Effective July 17, 2014, the Company entered into a sublease, as lessee, with Ironclad Performance Wear Corporation, as lessor, for new space located in El Segundo, California (the “Ironclad Sublease”). The term of the Ironclad Sublease was for one year and ten (10) months commencing on September 1, 2014. Pursuant to the Ironclad Sublease, the Company paid base rent of $11,132 per month and an initial security deposit of $11,466 was required.

 

The lease matured during the three months ended March 31, 2016. The Company is awaiting the return of the security deposit from the lessor.

 

On June 16, 2016, the Company entered into a Standard Multi-Tenant Sublease (“Sublease”) with Bristol Capital Advisors, an entity controlled by the Company’s Chairman of the Board.

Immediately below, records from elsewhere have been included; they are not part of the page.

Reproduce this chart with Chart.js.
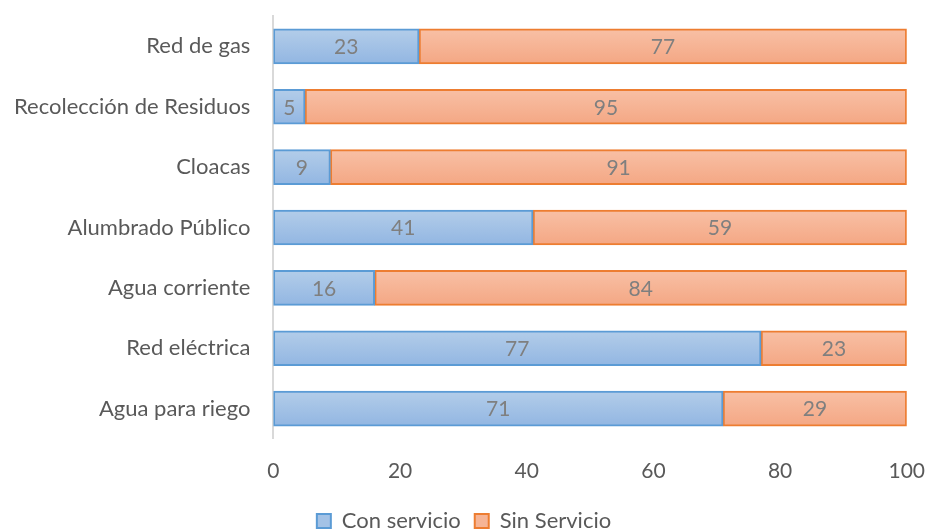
<!DOCTYPE html>
<html>
<head>
<meta charset="utf-8">
<script src="https://cdn.jsdelivr.net/npm/chart.js@4"></script>
<style>
  html, body { margin: 0; padding: 0; background: #fff; overflow: hidden; }
  #wrap { width: 962px; height: 562px; position: relative; margin-left: -25px; margin-top: -20px; }
</style>
</head>
<body>
<div id="wrap"><canvas id="servicesChart"></canvas></div>
<script>
var categories = ["Red de gas", "Recolección de Residuos", "Cloacas", "Alumbrado Público", "Agua corriente", "Red eléctrica", "Agua para riego"];
var conServicio = [23, 5, 9, 41, 16, 77, 71];
var sinServicio = [77, 95, 91, 59, 84, 23, 29];
var xTicks = [0, 20, 40, 60, 80, 100];
var seriesNames = ["Con servicio", "Sin Servicio"];

var FONT = "Lato, 'Open Sans', sans-serif";
var BAR = 35;

// vertical gradient inside each bar, like the office-style fill
function barFill(top, bottom) {
    return function (ctx) {
        var chart = ctx.chart;
        var y = chart.scales && chart.scales.y;
        if (!y || ctx.dataIndex === undefined) return bottom;
        var c = y.getPixelForValue(ctx.dataIndex);
        var g = chart.ctx.createLinearGradient(0, c - BAR / 2, 0, c + BAR / 2);
        g.addColorStop(0, top);
        g.addColorStop(1, bottom);
        return g;
    }
}

// value labels in the middle of each segment
var centerLabels = {
    id: "centerLabels",
    afterDatasetsDraw: function (chart) {
        var ctx = chart.ctx;
        ctx.save();
        ctx.font = "21px " + FONT;
        ctx.fillStyle = "#7f7f7f";
        ctx.textAlign = "center";
        ctx.textBaseline = "middle";
        chart.data.datasets.forEach(function (ds, di) {
            chart.getDatasetMeta(di).data.forEach(function (bar, i) {
                var mid = (bar.x + bar.base) / 2;
                ctx.fillText(ds.data[i], mid, bar.y + 1);
            })
        })
        ctx.restore();
    }
}

new Chart(document.getElementById("servicesChart").getContext("2d"), {
    type: "bar",
    data: {
        labels: categories,
        datasets: [
            {
                label: seriesNames[0],
                data: conServicio,
                backgroundColor: barFill("#b3cde9", "#92b6e2"),
                borderColor: "#5b9bd5",
                borderWidth: 2,
                borderSkipped: false,
                barThickness: BAR,
            },
            {
                label: seriesNames[1],
                data: sinServicio,
                backgroundColor: barFill("#f8c0a5", "#f4a784"),
                borderColor: "#ed7d31",
                borderWidth: 2,
                borderSkipped: false,
                barThickness: BAR,
            },
        ],
    },
    options: {
        indexAxis: "y",
        responsive: true,
        maintainAspectRatio: false,
        animation: false,
        layout: { padding: { top: 0, right: 0, left: 16, bottom: 0 } },
        scales: {
            x: {
                stacked: true,
                min: 0,
                max: 100,
                afterBuildTicks: function (axis) {
                    axis.ticks = xTicks.map(function (v) { return { value: v } });
                },
                grid: { display: false },
                border: { display: false },
                ticks: { color: "#595959", font: { family: FONT, size: 21 }, padding: 12 },
            },
            y: {
                stacked: true,
                grid: { display: false, drawTicks: false },
                border: { display: true, color: "#d9d9d9", width: 2 },
                ticks: { color: "#595959", font: { family: FONT, size: 22 }, padding: 23 },
            },
        },
        plugins: {
            tooltip: { enabled: false },
            legend: {
                position: "bottom",
                labels: {
                    color: "#595959",
                    font: { family: FONT, size: 22 },
                    boxWidth: 14,
                    boxHeight: 14,
                    padding: 14,
                    generateLabels: function (chart) {
                        var fills = ["#a3c2e6", "#f6b495"];
                        return chart.data.datasets.map(function (ds, i) {
                            return {
                                text: ds.label,
                                fillStyle: fills[i],
                                strokeStyle: ds.borderColor,
                                lineWidth: 2,
                                fontColor: "#595959",
                                datasetIndex: i,
                                hidden: false,
                            }
                        })
                    },
                },
            },
        },
    },
    plugins: [centerLabels],
})
</script>
</body>
</html>
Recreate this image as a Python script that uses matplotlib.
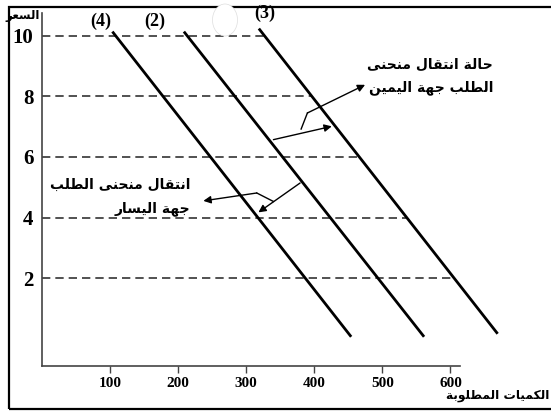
import numpy as np
import matplotlib
matplotlib.use('Agg')
import matplotlib.pyplot as plt
from matplotlib.patches import Rectangle, Ellipse

# price levels with dashed guides
prices = [10, 8, 6, 4, 2]
x_ticks = [100, 200, 300, 400, 500, 600]

# demand curves: quantity/price at top and bottom end
curve_labels = ['(4)', '(2)', '(3)']
q_top = [105, 210, 320]
p_top = [10.1, 10.1, 10.2]
q_bottom = [453, 560, 668]
p_bottom = [0.1, 0.1, 0.2]

y_title = 'السعر'
x_title = 'الكميات المطلوبة'
right_note = ['حالة انتقال منحنى', 'الطلب جهة اليمين']
left_note = ['انتقال منحنى الطلب', 'جهة اليسار']

# arabic presentation forms: isolated, final, initial, medial
forms = {
    'ا': ('\uFE8D', '\uFE8E', None, None),
    'ب': ('\uFE8F', '\uFE90', '\uFE91', '\uFE92'),
    'ة': ('\uFE93', '\uFE94', None, None),
    'ت': ('\uFE95', '\uFE96', '\uFE97', '\uFE98'),
    'ج': ('\uFE9D', '\uFE9E', '\uFE9F', '\uFEA0'),
    'ح': ('\uFEA1', '\uFEA2', '\uFEA3', '\uFEA4'),
    'ر': ('\uFEAD', '\uFEAE', None, None),
    'س': ('\uFEB1', '\uFEB2', '\uFEB3', '\uFEB4'),
    'ط': ('\uFEC1', '\uFEC2', '\uFEC3', '\uFEC4'),
    'ع': ('\uFEC9', '\uFECA', '\uFECB', '\uFECC'),
    'ق': ('\uFED5', '\uFED6', '\uFED7', '\uFED8'),
    'ك': ('\uFED9', '\uFEDA', '\uFEDB', '\uFEDC'),
    'ل': ('\uFEDD', '\uFEDE', '\uFEDF', '\uFEE0'),
    'م': ('\uFEE1', '\uFEE2', '\uFEE3', '\uFEE4'),
    'ن': ('\uFEE5', '\uFEE6', '\uFEE7', '\uFEE8'),
    'ه': ('\uFEE9', '\uFEEA', '\uFEEB', '\uFEEC'),
    'و': ('\uFEED', '\uFEEE', None, None),
    'ى': ('\uFEEF', '\uFEF0', None, None),
    'ي': ('\uFEF1', '\uFEF2', '\uFEF3', '\uFEF4'),
}


def shape(text):
    out = []
    for i, c in enumerate(text):
        if c not in forms:
            out.append(c)
            continue
        prev = text[i - 1] if i > 0 else ''
        nxt = text[i + 1] if i + 1 < len(text) else ''
        jp = prev in forms and forms[prev][2] is not None
        jn = nxt in forms and forms[c][2] is not None
        iso, fin, ini, med = forms[c]
        if jp and jn:
            out.append(med)
        elif jp:
            out.append(fin)
        elif jn:
            out.append(ini)
        else:
            out.append(iso)
    return ''.join(out)[::-1]


W, H = 551, 412
fig = plt.figure(figsize=(W / 100, H / 100), dpi=100)
ax = fig.add_axes([41.7 / W, 1 - 366 / H, (460 - 41.7) / W, (366 - 13) / H])
ax.set_xlim(0, 614)
ax.set_ylim(-0.9, 10.75)

serif = 'Liberation Serif'
arab = dict(family='DejaVu Sans', fontweight='bold')

# dashed guides run to the right-most curve
for p in prices:
    x_end = np.interp(p, [p_bottom[2], p_top[2]], [q_bottom[2], q_top[2]])
    ax.plot([0, x_end], [p, p], color='#333333', lw=1.2, ls=(0, (5, 3)), zorder=1)

for lab, qt, pt, qb, pb in zip(curve_labels, q_top, p_top, q_bottom, p_bottom):
    ax.plot([qt, qb], [pt, pb], color='black', lw=2.0, clip_on=False, zorder=3)

label_pos = [(86, 10.47), (166, 10.47), (328, 10.75)]
for lab, (lx, ly) in zip(curve_labels, label_pos):
    ax.text(lx, ly, lab, fontsize=13, fontweight='bold', family=serif,
            ha='center', va='center', clip_on=False)

for s in ['top', 'right']:
    ax.spines[s].set_visible(False)
for s in ['left', 'bottom']:
    ax.spines[s].set_color('#444444')
    ax.spines[s].set_linewidth(1.2)

ax.set_xticks(x_ticks)
ax.set_xticklabels([str(t) for t in x_ticks], fontsize=11, fontweight='bold', family=serif)
ax.set_yticks(prices)
ax.set_yticklabels([str(p) for p in prices], fontsize=15, fontweight='bold', family=serif)
ax.tick_params(axis='x', length=5, width=1, color='#444444', pad=3)
ax.tick_params(axis='y', length=0, pad=6)

# shift arrows
arw = dict(arrowstyle='-|>', color='black', lw=1.0, mutation_scale=11, shrinkA=0, shrinkB=0)
ax.plot([380.8, 390.0], [6.92, 7.45], color='black', lw=1.0, clip_on=False)
ax.annotate('', xy=(474.7, 8.38), xytext=(390.0, 7.45), arrowprops=arw, annotation_clip=False)
ax.annotate('', xy=(425.8, 7.01), xytext=(340.1, 6.57), arrowprops=arw, annotation_clip=False)
ax.annotate('', xy=(318.1, 4.17), xytext=(379.3, 5.14), arrowprops=arw, annotation_clip=False)
ax.plot([340.1, 315.7], [4.53, 4.81], color='black', lw=1.0, clip_on=False)
ax.annotate('', xy=(237.3, 4.55), xytext=(315.7, 4.81), arrowprops=arw, annotation_clip=False)

ax.text(662.8, 9.04, shape(right_note[0]), fontsize=10, ha='right', va='center', clip_on=False, **arab)
ax.text(662.8, 8.28, shape(right_note[1]), fontsize=10, ha='right', va='center', clip_on=False, **arab)
ax.text(217.8, 5.08, shape(left_note[0]), fontsize=10, ha='right', va='center', clip_on=False, **arab)
ax.text(217.8, 4.29, shape(left_note[1]), fontsize=10, ha='right', va='center', clip_on=False, **arab)

fig.text(549 / W, 1 - 396 / H, shape(x_title), fontsize=8.8, ha='right', va='center', **arab)
fig.text(40 / W, 1 - 15 / H, shape(y_title), fontsize=8.5, ha='right', va='center', **arab)

# outer frame (right side cut off)
fig.patches.append(Rectangle((9 / W, 1 - 409 / H), 560 / W, 402 / H, transform=fig.transFigure,
                             fill=False, lw=1.6, edgecolor='black', clip_on=False))
fig.patches.append(Ellipse((225 / W, 1 - 20 / H), 25 / W, 32 / H, transform=fig.transFigure,
                           facecolor='white', edgecolor='#dddddd', lw=0.5, zorder=10))

fig.savefig('out.png', dpi=100)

The term of the Sublease is for 5 years and 3 months beginning on July 1, 2016 with monthly payments of $8,118. Upon execution of the Sublease, the Company paid a security deposit of $9,137 and $199,238 for prepaid rent. See below for future minimum rent payments due.

 

Future minimum lease payments inclusive of related tax required under the non-cancelable operating lease are as follows:

 

Fiscal year ending December 31:        
         
2016 (remainder of year)   $ 36,972  
2017     145,800  
2018     97,416  
2019     97,416  
2020     97,416  
Thereafter     73,062  
    $ 548,082  

 

Obligation to Fund CONtv

 

As discussed in Note 1, on November 16, 2015, pursuant to that certain A&R Operating Agreement for CONtv, the Company’s ownership interest in CONtv was reduced to 10%. In addition, the Company is only obligated to fund on-going costs in the amount of $25,000 in cash on an on-going monthly basis for a period of 12 months following the effective date.

 

Shamus Lawsuit

 

On October 28, 2016, the Company filed a Complaint (the “Complaint”) and commenced a lawsuit in the United States District Court, Southern District of New York, against Stephen Shamus, the former Chief Marketing Officer of the Company whose employment was terminated on October 27, 2016 (the “Shamus Lawsuit”). In the Shamus Lawsuit, the Company alleges, among other things, breach of fiduciary duty, misappropriation of corporation assets, breach of contract, and conversion, against Mr. Shamus relating to the Company’s assertion that he used his position with the Company to improperly obtain memorabilia at the Company’s comic conventions which he would then sell and retain the profits from for his own benefit. On November 16, 2016, Mr. Shamus filed an Answer to the Complaint with counterclaims to the Complaint (the “Counterclaim”). The Counterclaim alleges breach of contract and unjust enrichment against the Company and seeks compensatory damages in the form of cash.

 

The lawsuit is in an early stage and the Company intends to thoroughly pursue its claims and establish a rigorous defense against the Counterclaim. In the event we fail to defend against the Counterclaim, we may be subject to a judgment which could materially impact our financial condition.